TV-Melodram „Jahr des Drachen“: Frau an frittiertem Frosch
Die ARD schickt Klaus J. Behrendt als Manager zum Verlieben nach Vietnam. In „Jahr des Drachen“ sind alle Fremde – und bleiben es auch.
„Year of the Dragon“ ist ein bald dreißig Jahre alter amerikanischer Thriller, der dritte Film in Michael Ciminos Amerika-Trilogie, Mickey Rourke gibt einen toughen Cop, der die Gangster in New Yorks Chinatown das Fürchten lehrt. Was ist nun davon zu halten, wenn die ARD einen nagelneuen Film mit dem Titel „Jahr des Drachen“ ins deutsche Fernsehen bringt? Mit „Tatort“-Ermittler Klaus J. Behrendt in der Hauptrolle. Bart tragend, wohl damit der Zuschauer nicht in die Versuchung kommt, Kommissar Max Ballauf zu sehen.
Der Anfang kann als Exposition für einen Thriller durchgehen. Ein deutscher Manager, Behrendt, schließt im wuseligen Saigon ein großes Geschäft ab. Er lässt sich auf die Usancen seiner gastgebenden Geschäftspartner ein, frittierter Frosch und Hostessenservice. Atmosphärische Exotik, Erotik. Allein die Thriller-Handlung will sich nicht entfalten. Die Geschäftspartner sind von der etwas windigen, postsozialistisch-turbokapitalistischen Sorte, wie sie das Südostasien-Stereotyp offenbar vorsieht.
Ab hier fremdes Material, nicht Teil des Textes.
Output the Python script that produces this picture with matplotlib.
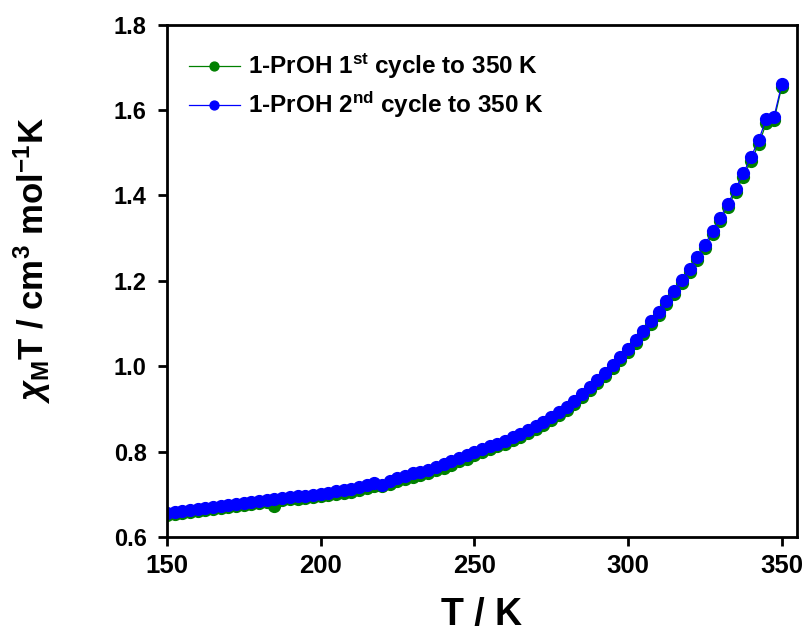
import numpy as np
import matplotlib
matplotlib.use('Agg')
import matplotlib.pyplot as plt

plt.rcParams['font.family'] = ['Liberation Sans', 'DejaVu Sans']
plt.rcParams['font.weight'] = 'bold'
plt.rcParams['mathtext.fontset'] = 'custom'
plt.rcParams['mathtext.rm'] = 'Liberation Sans:bold'
plt.rcParams['mathtext.it'] = 'Liberation Sans:bold:italic'
plt.rcParams['mathtext.bf'] = 'Liberation Sans:bold'

# temperature (K)
T = [150, 152.5, 155, 157.5, 160, 162.5, 165, 167.5, 170, 172.5,
     175, 177.5, 180, 182.5, 185, 187.5, 190, 192.5, 195, 197.5,
     200, 202.5, 205, 207.5, 210, 212.5, 215, 217.5, 220, 222.5,
     225, 227.5, 230, 232.5, 235, 237.5, 240, 242.5, 245, 247.5,
     250, 252.5, 255, 257.5, 260, 262.5, 265, 267.5, 270, 272.5,
     275, 277.5, 280, 282.5, 285, 287.5, 290, 292.5, 295, 297.5,
     300, 302.5, 305, 307.5, 310, 312.5, 315, 317.5, 320, 322.5,
     325, 327.5, 330, 332.5, 335, 337.5, 340, 342.5, 345, 347.5, 350]

# 2nd cycle (blue)
chiT_2 = [0.656, 0.659, 0.662, 0.664, 0.666, 0.668, 0.671, 0.673, 0.675, 0.677,
          0.679, 0.682, 0.684, 0.686, 0.689, 0.691, 0.693, 0.695, 0.697, 0.699,
          0.701, 0.704, 0.707, 0.709, 0.712, 0.716, 0.721, 0.727, 0.722, 0.732,
          0.738, 0.743, 0.750, 0.753, 0.758, 0.765, 0.770, 0.777, 0.786, 0.791,
          0.800, 0.806, 0.812, 0.819, 0.826, 0.834, 0.842, 0.851, 0.860, 0.869,
          0.880, 0.892, 0.905, 0.919, 0.934, 0.951, 0.968, 0.985, 1.002, 1.022,
          1.041, 1.062, 1.083, 1.105, 1.128, 1.152, 1.176, 1.202, 1.228, 1.256,
          1.285, 1.316, 1.348, 1.381, 1.416, 1.452, 1.490, 1.530, 1.580, 1.585, 1.660]

# 1st cycle (green)
chiT_1 = [0.652, 0.655, 0.657, 0.659, 0.661, 0.663, 0.666, 0.668, 0.670, 0.672,
          0.674, 0.677, 0.679, 0.681, 0.672, 0.686, 0.688, 0.690, 0.692, 0.694,
          0.696, 0.699, 0.701, 0.703, 0.706, 0.710, 0.714, 0.719, 0.720, 0.725,
          0.731, 0.735, 0.741, 0.745, 0.751, 0.757, 0.762, 0.769, 0.777, 0.783,
          0.792, 0.798, 0.805, 0.812, 0.819, 0.827, 0.835, 0.844, 0.853, 0.862,
          0.873, 0.885, 0.898, 0.912, 0.927, 0.944, 0.961, 0.978, 0.995, 1.015,
          1.034, 1.055, 1.076, 1.098, 1.121, 1.145, 1.169, 1.195, 1.221, 1.249,
          1.278, 1.309, 1.341, 1.374, 1.409, 1.444, 1.481, 1.520, 1.570, 1.577, 1.655]

fig = plt.figure(figsize=(8.06, 6.34), dpi=100)
ax = fig.add_axes([0.207, 0.153, 0.782, 0.808])

ax.plot(T, chiT_1, '-o', color='green', lw=0.9, ms=8.5, mec='green',
        label=r'1-PrOH 1$^{\mathrm{st}}$ cycle to 350 K')
ax.plot(T, chiT_2, '-o', color='blue', lw=0.9, ms=8.5, mec='blue',
        label=r'1-PrOH 2$^{\mathrm{nd}}$ cycle to 350 K')

ax.set_xlim(150, 355)
ax.set_ylim(0.6, 1.8)
ax.set_xticks([150, 200, 250, 300, 350])
ax.set_yticks(np.arange(0.6, 1.81, 0.2))
ax.yaxis.set_major_formatter(matplotlib.ticker.FormatStrFormatter('%.1f'))

for s in ax.spines.values():
    s.set_linewidth(2)
ax.tick_params(direction='out', length=6.5, width=2)
ax.tick_params(axis='x', labelsize=18.5, pad=6)
ax.tick_params(axis='y', labelsize=17, pad=8)

ax.set_xlabel('T / K', fontsize=27, fontweight='bold')
ax.set_ylabel(r'$\chi_{\mathrm{M}}$T / cm$^3$ mol$^{-1}$K', fontsize=25,
              fontweight='bold')
ax.xaxis.set_label_coords(0.5, -0.117)
ax.yaxis.set_label_coords(-0.181, 0.54)

leg = ax.legend(loc='upper left', bbox_to_anchor=(0.0, 0.99), frameon=False,
                fontsize=17.5, markerscale=0.75, handlelength=2.1,
                labelspacing=0.35, handletextpad=0.35)
for t in leg.get_texts():
    t.set_fontweight('bold')

fig.savefig('out.png', dpi=100)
Dazu passt das gute, alte Boy-meets-girl-Spiel des Managers und einer jungen, von den Gastgebern für eine Nacht bezahlten Frau (Nina Liu). Same same but different.
„Tom. You married?“
„Verheiratet? No. I’m divorced.“
Und: „Tom. You have girl?“
„Nein. Du bist mein girl.“
„Sure?“
„No have girl. Only you.“
Der Zuschauer weiß es besser. Der Manager ist nicht einfach nur verheiratet, seine Frau (Karoline Eichhorn) laboriert an einem Krebsleiden. Seinem Sohn (Florian Bartholomäi) hat der Manager, der Aufsteiger aus kleinen Verhältnissen, mit seiner rigiden Art die Jugend versaut. Meint der Sohn. Er schmiert es dem nach Deutschland zurückgekehrten Vater in einer allzu brillanten, an William S. Burroughs geschulten Geburtstagsrede aufs Brot: „Ich danke dir für die Träume, die du für mich aufgegeben hast. Für den Realismus, mit dem du mir die Flausen aus dem Kopf getrieben hast. Ich danke dir für deine Wahrheitsliebe, die mich schon als kleinen Jungen hat spüren lassen, was Schuld und Scham heißt.“
Liebe + Geld = Paradox
Der Manager selbst muss erst 50 werden, um das am eigenen Leib zu erfahren. „Du bist nicht zynisch genug für die Geschichte“, sagt eine zynische Freundin, die Einzige, die er einweiht. Wie das bei Verliebten so ist, macht er sich zum Affen. Midlife-Crisis halt. So taugt er zum Schulterzucken, nicht zur Identifikation. Das gilt auch für alle anderen. Die Ehefrau hat sich eingemummt in ihre Krankheit, der Sohn ist zu larmoyant geraten, die Frau aus Vietnam bleibt eine Fremde. Die pragmatische Selbstverständlichkeit, mit der sie die große Liebe und wirtschaftliche Interessen kurzzuschließen vermag, ist aus westlicher Sicht paradox.
Identifikation ist nicht zwingend notwendig für einen guten Film. Es gibt solche, deren Stärke gerade in der Distanz allen Handelnden gegenüber liegt. Dieser Film von Torsten C. Fischer (Regie) und Karl-Heinz Käfer (Buch) gehört nicht dazu. Beide sind TV-Routiniers, viele Krimis, gleichwohl nicht festgelegt auf ein Genre. Mit „Jahr des Drachen“, das Ergebnis lässt das vermuten, wollten sie ein archetypisches Melodram im Stile Douglas Sirks machen. Das aber funktioniert nur mit Identifikation.
„Year of the Dragon“ sah sich seinerzeit heftigen Rassismus-Vorwürfen ausgesetzt. „Jahr des Drachen“ wirkt da eher auf unbedarfte Weise klischeehaft.